Pero para poder permanecer juntos tras el matrimonio, estos varones emparentados por línea paterna deben llevarse a sus esposas a vivir con ellos, en vez de marcharse a vivir con las familias de las esposas. Hay un inconveniente. El éxito en la guerra de incursiones depende no sólo de un trabajo en equipo bien coordinado, sino también del tamaño de la fuerza de combate. Para los grupos que viven en pequeñas aldeas, la única posibilidad de agrandar la fuerza de combate consiste en celebrar alianzas con las aldeas vecinas.

Desde una perspectiva evolutiva, cabe considerar las alianzas militares en parte como causa y en parte como efecto del proceso de transformación de las unidades políticas basadas en una sola aldea en jefaturas más complejas y de mayores dimensiones basadas en una serie de aldeas. A medida que avanza esta transformación, las aldeas no aliadas van retrocediendo a distancias cada vez mayores y sólo resultan alcanzables después de varias jornadas de marcha. Ahora, las fuerzas de combate, integradas por varios centenares de hombres procedentes de diversas aldeas, realizan campañas que se prolongan durante meses y que están motivadas por la perspectiva de poder cazar en lejanas tierras de nadie, comerciar con aldeas remotas o efectuar incursiones contra los graneros y almacenes del enemigo.

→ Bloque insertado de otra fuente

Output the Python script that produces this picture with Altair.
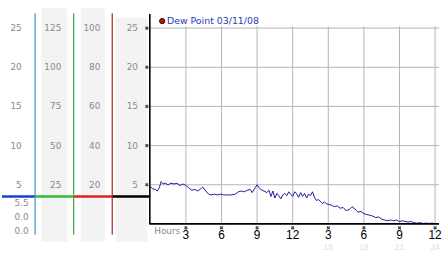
import altair as alt
import pandas as pd

# ---- data ----
hours = [0.0, 0.17, 0.42, 0.58, 0.75, 0.92, 1.08, 1.25, 1.5, 1.75, 2.0, 2.25, 2.5, 2.75,
         3.0, 3.25, 3.5, 3.75, 4.0, 4.25, 4.42, 4.67, 4.92, 5.17, 5.42, 5.67, 5.92, 6.17,
         6.5, 6.83, 7.17, 7.42, 7.67, 7.92, 8.17, 8.42, 8.58, 8.83, 9.0, 9.17, 9.33, 9.58,
         9.83, 10.0, 10.17, 10.33, 10.5, 10.67, 10.83, 11.0, 11.17, 11.33, 11.5, 11.67,
         11.83, 12.0, 12.17, 12.33, 12.5, 12.67, 12.83, 13.0, 13.17, 13.33, 13.5, 13.67,
         13.83, 14.0, 14.17, 14.33, 14.5, 14.67, 14.83, 15.0, 15.25, 15.5, 15.75, 16.0,
         16.25, 16.5, 16.75, 17.0, 17.25, 17.5, 17.75, 18.0, 18.25, 18.5, 18.75, 19.0,
         19.25, 19.5, 19.75, 20.0, 20.25, 20.5, 20.75, 21.0, 21.25, 21.5, 21.75, 22.0,
         22.25, 22.5, 22.75, 23.0, 23.25, 23.5, 23.75, 24.0]
dew_point = [4.8, 4.5, 4.4, 4.2, 4.6, 5.4, 5.1, 5.2, 5.0, 5.2, 5.1, 5.2, 4.9, 5.1,
             4.9, 4.6, 4.3, 4.4, 4.2, 4.5, 4.7, 4.2, 3.8, 3.7, 3.8, 3.7, 3.8, 3.7,
             3.7, 3.7, 3.8, 4.1, 4.2, 4.1, 4.3, 4.4, 4.0, 4.6, 5.0, 4.6, 4.4, 4.2,
             4.0, 4.3, 3.5, 4.2, 3.3, 3.9, 3.6, 3.2, 3.7, 3.9, 3.6, 4.1,
             3.8, 3.5, 4.1, 3.9, 3.4, 4.0, 3.5, 3.9, 3.3, 3.8, 3.6, 4.1,
             3.4, 3.0, 3.1, 2.9, 2.6, 2.8, 2.6, 2.5, 2.4, 2.2, 2.3, 2.0,
             2.1, 1.7, 1.8, 2.2, 1.9, 1.5, 1.6, 1.3, 1.2, 1.1, 1.0, 0.8,
             0.9, 0.6, 0.5, 0.4, 0.5, 0.4, 0.5, 0.3, 0.4, 0.3, 0.25, 0.3,
             0.15, 0.1, 0.15, 0.05, 0.1, 0.05, 0.1, 0.0]

col1_ticks = [25, 20, 15, 10, 5]
col2_ticks = [125, 100, 75, 50, 25]
col3_ticks = [100, 80, 60, 40, 20]
col4_ticks = [25, 20, 15, 10, 5]
current_readings = ["5.5", "0.0", "0.0"]
marker_level = 3.5
grid_values = [5, 10, 15, 20, 25]
x_ticks = [3, 6, 9, 12, 15, 18, 21, 24]
x_tick_labels = ["3", "6", "9", "12", "3", "6", "9", "12"]
faint_ticks = [15, 18, 21, 24]
faint_labels = ["15", "18", "21", "24"]
legend_label = "Dew Point 03/11/08"
axis_title = "Hours"

# ---- layout ----
H = 253
YLO, YHI = -3.535, 28.41
GRAY_BG = "#f3f3f3"
LABEL_GRAY = "#8a8a8a"
FONT = "DejaVu Sans"
one = alt.Data(values=[{}])


def yscale(f=1.0):
    return alt.Scale(domain=[YLO * f, YHI * f], nice=False, zero=False)


def side_panel(width, ticks, factor, label_x, vline_color, vline_x, hline_color,
               gray=None, extra=None):
    ys = yscale(factor)
    layers = []
    if gray is not None:
        layers.append(alt.Chart(one).mark_rect(color=GRAY_BG).encode(
            x=alt.value(gray[0]), x2=alt.value(gray[1]),
            y=alt.value(gray[2]), y2=alt.value(gray[3])))
    layers.append(alt.Chart(pd.DataFrame({"v": ticks, "t": [str(t) for t in ticks]}))
                  .mark_text(align="right", baseline="middle", font=FONT, fontSize=9,
                             color=LABEL_GRAY)
                  .encode(y=alt.Y("v:Q", scale=ys, axis=None), x=alt.value(label_x),
                          text="t:N"))
    if extra is not None:
        layers.append(extra)
    layers.append(alt.Chart(pd.DataFrame({"v": [marker_level * factor]}))
                  .mark_rule(color=hline_color, strokeWidth=2.5)
                  .encode(y=alt.Y("v:Q", scale=ys, axis=None),
                          x=alt.value(0), x2=alt.value(width)))
    if vline_color is not None:
        layers.append(alt.Chart(one).mark_rule(color=vline_color, strokeWidth=1.2).encode(
            x=alt.value(vline_x), y=alt.value(12), y2=alt.value(236)))
    return alt.layer(*layers).properties(width=width, height=H)


readings_df = pd.DataFrame({"t": current_readings, "row": [0, 1, 2]})
readings = alt.Chart(readings_df).mark_text(
    align="right", baseline="middle", font=FONT, fontSize=9, color=LABEL_GRAY
).encode(
    x=alt.value(27),
    y=alt.Y("row:O", scale=alt.Scale(range=[197, 239]), axis=None),
    text="t:N")

pA = side_panel(34, col1_ticks, 1, 20, "#3399cc", 33.5, "#1a3fcc", extra=readings)
pB = side_panel(39, col2_ticks, 5, 26, "#33aa33", 38.5, "#33bb33", gray=(6, 32, 7, 243))
pC = side_panel(39, col3_ticks, 4, 26.5, "#aa2222", 38.5, "#dd2222", gray=(7, 31, 7, 243))
pD = side_panel(37, col4_ticks, 1, 25.5, None, None, "#000000", gray=(3, 35, 16, 243))

# ---- main panel ----
W = 293
xs = alt.Scale(domain=[-1 / 12, 24.333], nice=False, zero=False)
ys = yscale()

hgrid = alt.Chart(pd.DataFrame({"v": grid_values})).mark_rule(color="#b5b5b5").encode(
    y=alt.Y("v:Q", scale=ys, axis=None), x=alt.value(0), x2=alt.value(W))
vgrid = alt.Chart(pd.DataFrame({"h": x_ticks, "y0": 0, "y1": 25.25})).mark_rule(
    color="#b5b5b5").encode(
    x=alt.X("h:Q", scale=xs, axis=None),
    y=alt.Y("y0:Q", scale=ys, axis=None), y2="y1:Q")
yaxis = alt.Chart(pd.DataFrame({"h": [-0.04], "y0": [0], "y1": [26.8]})).mark_rule(
    color="#000", strokeWidth=1.6).encode(
    x=alt.X("h:Q", scale=xs, axis=None),
    y=alt.Y("y0:Q", scale=ys, axis=None), y2="y1:Q")
xaxis = alt.Chart(pd.DataFrame({"v": [0]})).mark_rule(color="#000", strokeWidth=1.6).encode(
    y=alt.Y("v:Q", scale=ys, axis=None), x=alt.value(0), x2=alt.value(W))
ycross = alt.Chart(pd.DataFrame({"v": grid_values, "h": -0.29})).mark_point(
    shape="cross", angle=45, size=14, filled=True, color="#000").encode(
    x=alt.X("h:Q", scale=xs, axis=None), y=alt.Y("v:Q", scale=ys, axis=None))
xcross = alt.Chart(pd.DataFrame({"h": x_ticks})).mark_point(
    shape="cross", angle=45, size=14, filled=True, color="#000").encode(
    x=alt.X("h:Q", scale=xs, axis=None), y=alt.value(229))
xlabels = alt.Chart(pd.DataFrame({"h": x_ticks, "t": x_tick_labels})).mark_text(
    font="Liberation Sans", fontSize=12, color="#000", baseline="middle").encode(
    x=alt.X("h:Q", scale=xs, axis=None), y=alt.value(236.5), text="t:N")
faint = alt.Chart(pd.DataFrame({"h": faint_ticks, "t": faint_labels})).mark_text(
    font="Liberation Sans", fontSize=8.5, color="#e0e0e0", baseline="bottom").encode(
    x=alt.X("h:Q", scale=xs, axis=None), y=alt.value(253), text="t:N")
htitle = alt.Chart(pd.DataFrame({"h": [0.33], "t": [axis_title]})).mark_text(
    font=FONT, fontSize=9, color=LABEL_GRAY, align="left", baseline="middle").encode(
    x=alt.X("h:Q", scale=xs, axis=None), y=alt.value(232), text="t:N")
line = alt.Chart(pd.DataFrame({"h": hours, "v": dew_point})).mark_line(
    color="#1c1ca0", strokeWidth=1).encode(
    x=alt.X("h:Q", scale=xs, axis=None), y=alt.Y("v:Q", scale=ys, axis=None))
leg_dot = alt.Chart(pd.DataFrame({"h": [1.0], "v": [25.9]})).mark_point(
    shape="circle", filled=True, size=28, color="#b01515", stroke="#4a0000",
    strokeWidth=1, opacity=1).encode(
    x=alt.X("h:Q", scale=xs, axis=None), y=alt.Y("v:Q", scale=ys, axis=None))
leg_text = alt.Chart(pd.DataFrame({"h": [1.4], "v": [25.9], "t": [legend_label]})).mark_text(
    font=FONT, fontSize=9.5, color="#2a3ab0", align="left", baseline="middle").encode(
    x=alt.X("h:Q", scale=xs, axis=None), y=alt.Y("v:Q", scale=ys, axis=None), text="t:N")

main = alt.layer(hgrid, vgrid, line, xaxis, yaxis, ycross, xcross, xlabels, faint,
                 htitle, leg_dot, leg_text).properties(width=W, height=H)

chart = alt.hconcat(pA, pB, pC, pD, main, spacing=0, bounds="flush").properties(
    padding=0, background="#ffffff").configure_view(stroke=None)

chart.save("out.html", embed_options={"renderer": "svg", "actions": False})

Pero estas largas estancias lejos de sus campos, cultivos y almacenes le plantean un dilema al varón. ¿Quién cuidará de ellos en su ausencia? Su esposa no es de fiar pues, como señalé, procede de otra aldea y es leal a su propio padre, a su propio hermano y a otros parientes paternos, no a su marido y a los parientes de éste. La mujer más digna de confianza es la hermana, única que comparte con él intereses comunes en las tierras y propiedades paternas. Por lo tanto, con suma frecuencia los hombres obligados a permanecer lejos de su aldea durante semanas y aun meses se niegan a permitir que la hermana siga la regla patrilocal, no dándola en matrimonio a menos que el marido acceda a vivir con ella, y no al contrario. A medida que un número cada vez mayor de hermanos y hermanas adopta esta estrategia, la norma de residencia patrilocal cede gradualmente paso a la norma opuesta: la residencia matrilocal. Esta norma, seguida con constancia a lo largo de varias generaciones, da lugar a la corresidencia continua de madres, hermanas e hijas. Los maridos se convierten en extraños; son ellos los que se sienten aislados y deben vérselas con un frente unido de miembros del sexo opuesto que llevan toda la vida viviendo juntos. Así pues, allí donde prevalece la matrilocalidad el control de la esfera doméstica tiende a concentrarse, en su totalidad, en manos de las mujeres. Los maridos dejan de ser residentes permanentes para convertirse en una especie de visitantes y el divorcio es frecuente y tan fácil para las mujeres como para los hombres. Si un varón maltrata a la esposa o ésta se harta de él, ella y sus hermanas, madre y tías maternas lo expulsan sin miramientos, enviándolo de vuelta a su propia familia materna. Y el hecho de que el marido se encuentre a menudo ausente hace tanto más sencillo el divorcio.